One final thing to consider when you watch the battles today between cable providers, networks, content providers, and others in the various information/entertainment industries who’ve seen digital media disrupting their business models over the past couple of decades is this: these battles are all temporary. If you look to businesses that have pretty much made the transition over to digital, you can see what’s coming. While the music business is making loud noises about file sharing and DRM, the fact of the matter is that the CD (or any other physical medium) isn’t coming back.
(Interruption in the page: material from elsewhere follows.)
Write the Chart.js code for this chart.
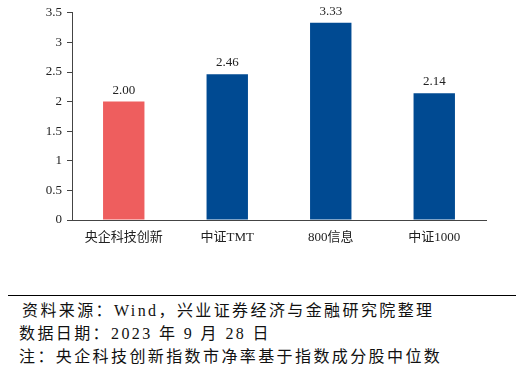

The problem that the music business (and the video business too, for that matter) has had is that it was confused about what it sold. It thought it sold plastic discs when what it really sold was the information on those discs (the music). Once the information was liberated from its distribution mechanism (physical stores selling plastic discs), all bets were off. Ditto for the video business.

What we’re seeing now (and the reason that we’re seeing so much resistance to it) is the same process happening to all the other information and entertainment media. Possibly the biggest revolution the Internet has wrought isn’t all the stuff we normally think of (email, social media, etc.). Instead, the real revolution is that it’s provided a way to separate information from the medium that carries it. Who needs a hunk of paper on their doorstep when you can get the same information with the click of a mouse? Who needs to buy hunks of plastic when you can listen or see what you want when you want it? And who needs a one-function box taking up space in their living room when you can get what it used to provide you whenever and whereever you want?

Media philosopher Marshall McLuhan once famously said that “The medium is the message.” That’s no longer true. As we move toward one medium for all content, today the message is the message…and we get to choose how we want to experience it.